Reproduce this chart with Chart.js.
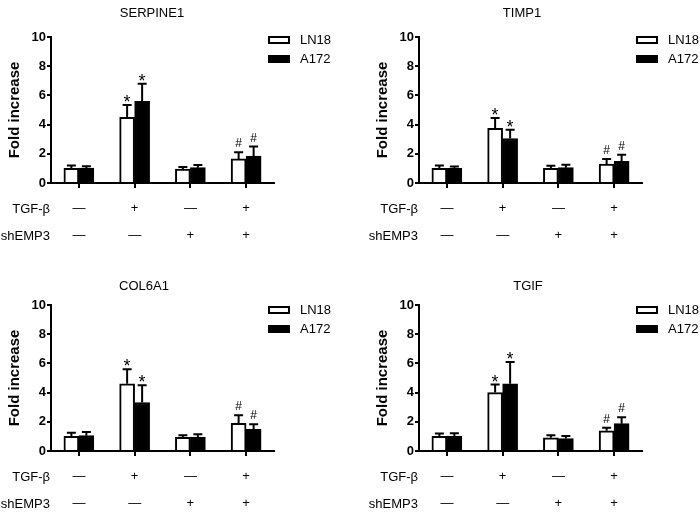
<!DOCTYPE html>
<html>
<head>
<meta charset="utf-8">
<script src="https://cdn.jsdelivr.net/npm/chart.js@4.4.1/dist/chart.umd.min.js"></script>
<style>
  body { margin: 0; background: #fff; }
  #wrap { position: relative; width: 700px; height: 518px; overflow: hidden; background: #fff; }
  #wrap canvas { position: absolute; }
</style>
</head>
<body>
<div id="wrap">
  <canvas id="c0" width="350" height="259" style="left:0;top:0"></canvas>
  <canvas id="c1" width="332" height="259" style="left:368px;top:0"></canvas>
  <canvas id="c2" width="350" height="250" style="left:0;top:268px"></canvas>
  <canvas id="c3" width="332" height="250" style="left:368px;top:268px"></canvas>
</div>
<script>
// treatment rows under the x axis
const tgfRow = ["\u2014", "+", "\u2014", "+"];
const shRow = ["\u2014", "\u2014", "+", "+"];
const rowNames = ["TGF-\u03b2", "shEMP3"];
const seriesNames = ["LN18", "A172"];
const genes = ["SERPINE1", "TIMP1", "COL6A1", "TGIF"];

// mean and upper SD
const ln18Values = [
  [1.0, 4.5, 0.95, 1.65],
  [1.0, 3.75, 1.0, 1.3],
  [1.0, 4.6, 0.93, 1.9],
  [1.0, 4.0, 0.9, 1.38],
];
const ln18Errors = [
  [0.2, 0.85, 0.15, 0.45],
  [0.2, 0.7, 0.18, 0.35],
  [0.25, 1.0, 0.15, 0.55],
  [0.2, 0.55, 0.18, 0.22],
];
const a172Values = [
  [1.02, 5.6, 1.05, 1.85],
  [1.0, 3.05, 1.05, 1.48],
  [1.05, 3.32, 0.95, 1.48],
  [1.02, 4.6, 0.85, 1.87],
];
const a172Errors = [
  [0.12, 1.2, 0.18, 0.65],
  [0.13, 0.6, 0.2, 0.45],
  [0.25, 1.18, 0.2, 0.36],
  [0.2, 1.5, 0.18, 0.45],
];
const marks = ["", "*", "", "#"];

const yMin = 0, yMax = 10, yStep = 2;

// per panel placement (canvas relative)
const titleX = [152, 154, 144, 160];
const titleY = [13, 13, 18, 18];
const legendY = [40, 40, 42, 42];

const FONT = "'Liberation Sans', Arial, sans-serif";

const panelPlugin = {
  id: "panelExtras",
  afterDatasetsDraw(chart, args, opts) {
    const ctx = chart.ctx;
    const y = chart.scales.y;
    const area = chart.chartArea;
    ctx.save();
    // error bars + significance marks
    chart.data.datasets.forEach((ds, di) => {
      const meta = chart.getDatasetMeta(di);
      meta.data.forEach((bar, i) => {
        const v = ds.data[i];
        const top = y.getPixelForValue(v + ds.errors[i]);
        const base = y.getPixelForValue(v);
        ctx.strokeStyle = "#000";
        ctx.lineWidth = 2;
        ctx.beginPath();
        ctx.moveTo(bar.x, base);
        ctx.lineTo(bar.x, top);
        ctx.moveTo(bar.x - 4.5, top);
        ctx.lineTo(bar.x + 4.5, top);
        ctx.stroke();
        const m = ds.marks[i];
        if (m) {
          ctx.fillStyle = "#000";
          ctx.textAlign = "center";
          ctx.textBaseline = "alphabetic";
          if (m === "*") {
            ctx.font = "18px " + FONT;
            ctx.fillText(m, bar.x, top + 3);
          } else {
            ctx.font = "12px " + FONT;
            ctx.fillText(m, bar.x, top - 5);
          }
        }
      });
    });
    // title
    ctx.fillStyle = "#000";
    ctx.textAlign = "center";
    ctx.textBaseline = "middle";
    ctx.font = "13px " + FONT;
    ctx.fillText(opts.title, opts.titleX, opts.titleY);
    // legend
    const lx = 268;
    chart.data.datasets.forEach((ds, di) => {
      const cy = opts.legendY + di * 19;
      if (di === 0) {
        ctx.lineWidth = 2;
        ctx.strokeStyle = "#000";
        ctx.fillStyle = "#fff";
        ctx.fillRect(lx + 1, cy - 3, 20, 6);
        ctx.strokeRect(lx + 1, cy - 3, 20, 6);
      } else {
        ctx.fillStyle = "#000";
        ctx.fillRect(lx, cy - 4, 22, 8);
      }
      ctx.fillStyle = "#000";
      ctx.textAlign = "left";
      ctx.font = "13px " + FONT;
      ctx.fillText(ds.label, lx + 32, cy);
    });
    // row names left of the treatment signs
    ctx.textAlign = "right";
    rowNames.forEach((name, r) => {
      ctx.fillText(name, area.left - 1, area.bottom + 26 + r * 27);
    });
    ctx.restore();
  },
};

function makePanel(p) {
  const canvas = document.getElementById("c" + p);
  const W = canvas.width, H = canvas.height;
  const labels = tgfRow.map((t, i) => [t, shRow[i]]);
  new Chart(canvas, {
    type: "bar",
    data: {
      labels: labels,
      datasets: [
        {
          label: seriesNames[0],
          data: ln18Values[p],
          errors: ln18Errors[p],
          marks: marks,
          backgroundColor: "#fff",
          borderColor: "#000",
          borderWidth: 2,
        },
        {
          label: seriesNames[1],
          data: a172Values[p],
          errors: a172Errors[p],
          marks: marks,
          backgroundColor: "#000",
          borderColor: "#000",
          borderWidth: 2,
        },
      ],
    },
    options: {
      responsive: false,
      animation: false,
      devicePixelRatio: 1,
      categoryPercentage: 0.625,
      barThickness: 15,
      layout: {
        padding: { left: 0, right: W - 274, top: 37, bottom: H - 183 - 60 },
      },
      plugins: {
        legend: { display: false },
        tooltip: { enabled: false },
        panelExtras: {
          title: genes[p],
          titleX: titleX[p],
          titleY: titleY[p],
          legendY: legendY[p],
        },
      },
      scales: {
        x: {
          afterFit: (s) => { s.height = 60; },
          grid: {
            display: true,
            drawOnChartArea: false,
            offset: false,
            tickLength: 5,
            lineWidth: 2,
            color: "#000",
          },
          border: { display: true, color: "#000", width: 2 },
          ticks: {
            color: "#000",
            padding: 7,
            maxRotation: 0,
            autoSkip: false,
            font: { family: FONT, size: 13, lineHeight: "27px" },
          },
        },
        y: {
          min: yMin,
          max: yMax,
          afterFit: (s) => { s.width = 51; },
          grid: {
            display: true,
            drawOnChartArea: false,
            tickLength: 4,
            lineWidth: 2,
            color: "#000",
          },
          border: { display: true, color: "#000", width: 2 },
          ticks: {
            stepSize: yStep,
            color: "#000",
            padding: 1,
            font: { family: FONT, size: 13, weight: "bold" },
          },
          title: {
            display: true,
            text: "Fold increase",
            color: "#000",
            padding: { top: 6, bottom: 0 },
            font: { family: FONT, size: 15, weight: "bold" },
          },
        },
      },
    },
    plugins: [panelPlugin],
  });
}

[0, 1, 2, 3].forEach(makePanel);
</script>
</body>
</html>
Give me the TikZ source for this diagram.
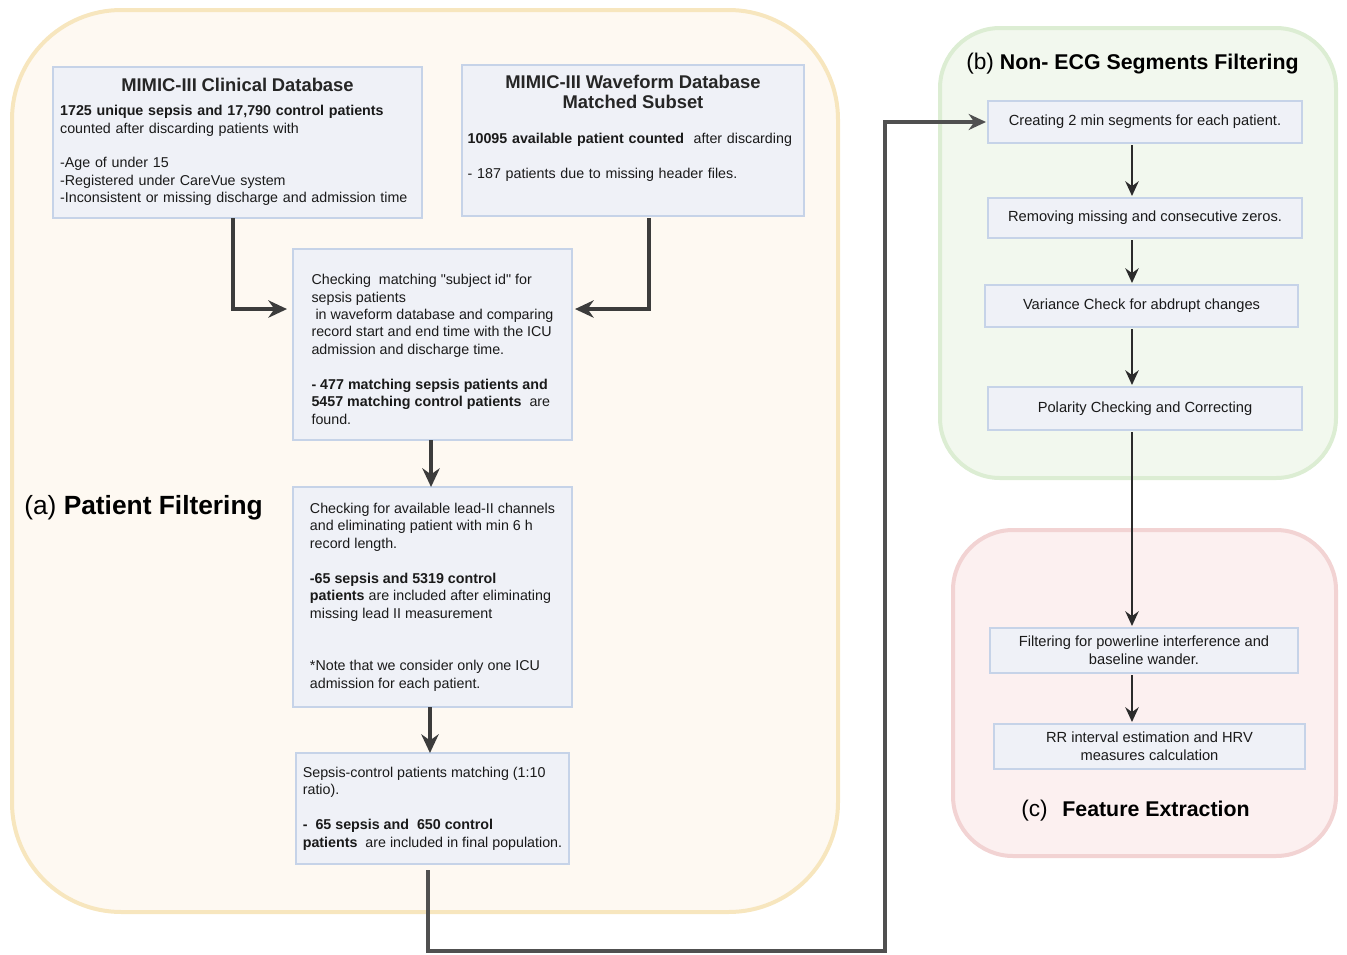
\documentclass[tikz,border=0pt]{standalone}
\usepackage{fontspec}
\setmainfont{Liberation Sans}
\usetikzlibrary{arrows.meta, positioning}

\definecolor{panelAfill}{HTML}{FEF9F2}
\definecolor{panelAline}{HTML}{F7E6BE}
\definecolor{panelBfill}{HTML}{F2F8EE}
\definecolor{panelBline}{HTML}{DCEDD3}
\definecolor{panelCfill}{HTML}{FCF0F0}
\definecolor{panelCline}{HTML}{F2D3D3}
\definecolor{boxfill}{HTML}{EFF1F7}
\definecolor{boxline}{HTML}{C6D3E8}
\definecolor{flowgray}{HTML}{3C3C3C}
\definecolor{flowdark}{HTML}{2B2B2B}
\definecolor{inktext}{HTML}{1A1A1A}

\newcommand{\bodysize}{\fontsize{10.7}{13.1}\selectfont}
\newcommand{\headsize}{\fontsize{13.8}{15}\selectfont}
% straight double quote, as a glyph (skips the TeX quote mapping)
\newcommand{\dq}{\XeTeXglyph\XeTeXglyphindex "quotedbl" \relax}

\begin{document}
\begin{tikzpicture}[x=0.75pt, y=-0.75pt]
    % Styles
    \tikzstyle{panel} = [line width=3pt]
    \tikzstyle{block} = [rectangle, draw=boxline, fill=boxfill, line width=1.5pt, outer sep=0pt, font=\bodysize, text=inktext]
    \tikzstyle{textblock} = [block, align=left, inner xsep=0pt]
    \tikzstyle{stepblock} = [block, align=center, minimum width=235.5pt]
    \tikzstyle{flow} = [draw=flowgray, line width=3pt, -{Stealth[length=14pt, width=13pt]}]
    \tikzstyle{longflow} = [draw=flowgray!90, line width=2.5pt, -{Stealth[length=13pt, width=12pt]}]
    \tikzstyle{thinflow} = [draw=flowdark, line width=2pt, -{Stealth[length=11pt, width=10pt]}, shorten <=1.5pt, shorten >=1.5pt]

    \useasboundingbox (0,0) rectangle (1347,954);

    % Background panels
    \draw[panel, draw=panelAline, fill=panelAfill, rounded corners=82pt] (12,10) rectangle (838,912);
    \draw[panel, draw=panelBline, fill=panelBfill, rounded corners=45pt] (940,28) rectangle (1336,478);
    \draw[panel, draw=panelCline, fill=panelCfill, rounded corners=45pt] (953,530) rectangle (1336,856);

    % Panel titles
    \node[anchor=west, inner sep=0pt, font=\fontsize{19.75}{22}\selectfont] (titleA) at (24,508) {(a) \textbf{Patient Filtering}};
    \node[anchor=west, inner sep=0pt, font=\fontsize{16}{18}\selectfont] (titleB) at (966,64) {{\fontsize{17}{18}\selectfont(b)} \textbf{Non- ECG Segments Filtering}};
    \node[anchor=west, inner sep=0pt, font=\fontsize{16}{18}\selectfont] (titleC) at (1021,811) {{\fontsize{17}{18}\selectfont(c)}\hspace{11pt}\textbf{Feature Extraction}};

    % (a) Patient filtering
    \node[textblock, text width=266pt, minimum width=276.75pt, minimum height=113.25pt] (clinical) at (237.5,142) {\makebox[\linewidth]{\headsize\bfseries\color{black!85}MIMIC-III Clinical Database}\\[5pt]
        \textbf{1725 unique sepsis and 17,790 control patients}\\
        counted after discarding patients with\\[13.1pt]
        -Age of under 15\\
        -Registered under CareVue system\\
        -Inconsistent or missing discharge and admission time};
    \node[textblock, text width=248pt, minimum width=256.5pt, minimum height=113.25pt] (wave) at (633,140.5) {\makebox[\linewidth]{\headsize\bfseries\color{black!85}MIMIC-III Waveform Database}\\[2pt]
        \makebox[\linewidth]{\headsize\bfseries\color{black!85}Matched Subset}\\[13.2pt]
        \textbf{10095 available patient counted}\ \ after discarding\\[13.1pt]
        - 187 patients due to missing header files.\\[8pt]\mbox{}};
    \node[textblock, minimum width=209.25pt, minimum height=143.25pt] (match) at (432.5,344.5) {\rule{0pt}{15pt}Checking\ \ matching \dq subject id\dq{} for\\
        sepsis patients\\
        \hspace*{3pt}in waveform database and comparing\\
        record start and end time with the ICU\\
        admission and discharge time.\\[13.1pt]
        \textbf{- 477 matching sepsis patients and}\\
        \textbf{5457 matching control patients}\ \ are\\
        found.};
    \node[textblock, minimum width=209.25pt, minimum height=165pt, below=35.25pt of match] (lead) {Checking for available lead-II channels\\
        and eliminating patient with min 6 h\\
        record length.\\[13.1pt]
        \textbf{-65 sepsis and 5319 control}\\
        \textbf{patients} are included after eliminating\\
        missing lead II measurement\\[26.2pt]
        *Note that we consider only one ICU\\
        admission for each patient.};
    \node[textblock, minimum width=204.75pt, minimum height=83.25pt, below=34.5pt of lead] (final) {Sepsis-control patients matching (1:10\\
        ratio).\\[13.1pt]
        \textbf{-\ \ 65 sepsis and\ \ 650 control}\\
        \textbf{patients}\ \ are included in final population.};

    % (b) Non-ECG segments filtering
    \node[stepblock, font=\fontsize{11}{13.4}\selectfont, minimum height=31.5pt] (seg1) at (1145,122) {Creating 2 min segments for each patient.};
    \node[stepblock, font=\fontsize{11}{13.4}\selectfont, minimum height=30pt, below=41.25pt of seg1] (seg2) {Removing missing and consecutive zeros.};
    \node[stepblock, font=\fontsize{11}{13.4}\selectfont, minimum height=31.5pt, minimum width=234.75pt, below=35.25pt of seg2, xshift=-2.6pt] (seg3) {Variance Check for abdrupt changes};
    \node[stepblock, font=\fontsize{11}{13.4}\selectfont, minimum height=32.25pt, below=45pt of seg3, xshift=2.6pt] (seg4) {Polarity Checking and Correcting};

    % (c) Feature extraction
    \node[stepblock, font=\fontsize{11}{13.4}\selectfont, minimum height=33.75pt, minimum width=231pt] (filt) at (1144,650.5) {Filtering for powerline interference and\\ baseline wander.};
    \node[stepblock, font=\fontsize{11}{13.4}\selectfont, minimum height=33.75pt, minimum width=233.25pt, below=38.25pt of filt, xshift=4.1pt] (rr) {RR interval estimation and HRV\\ measures calculation};

    % Connections
    \draw[flow] ([xshift=-3.4pt,yshift=-0.4pt]clinical.south) |- ([xshift=-4.5pt,yshift=26.6pt]match.west);
    \draw[flow] ([xshift=12pt,yshift=-1.5pt]wave.south) |- ([xshift=2.25pt,yshift=26.6pt]match.east);
    \draw[flow] ([xshift=-1.1pt]match.south) -- ([xshift=-1.1pt]lead.north);
    \draw[flow] ([xshift=-1.9pt]lead.south) -- ([xshift=-1.9pt]final.north);

    \coordinate (bend) at (885,951);
    \draw[longflow] ([xshift=-3.4pt,yshift=-4.5pt]final.south) |- (bend) |- ([xshift=-1.5pt]seg1.west);

    \coordinate (spine) at (1132,0);
    \draw[thinflow] (spine |- seg1.south) -- (spine |- seg2.north);
    \draw[thinflow] (spine |- seg2.south) -- (spine |- seg3.north);
    \draw[thinflow] (spine |- seg3.south) -- (spine |- seg4.north);
    \draw[thinflow, line width=1.6pt] (spine |- seg4.south) -- (spine |- filt.north);
    \draw[thinflow] (spine |- filt.south) -- (spine |- rr.north);
\end{tikzpicture}
\end{document}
┄┄┄┄┄┄
Look through the listing above. Pick out each line with "this" and copy it.

Reproduce this chart with Chart.js.
Give me the TikZ source for this diagram.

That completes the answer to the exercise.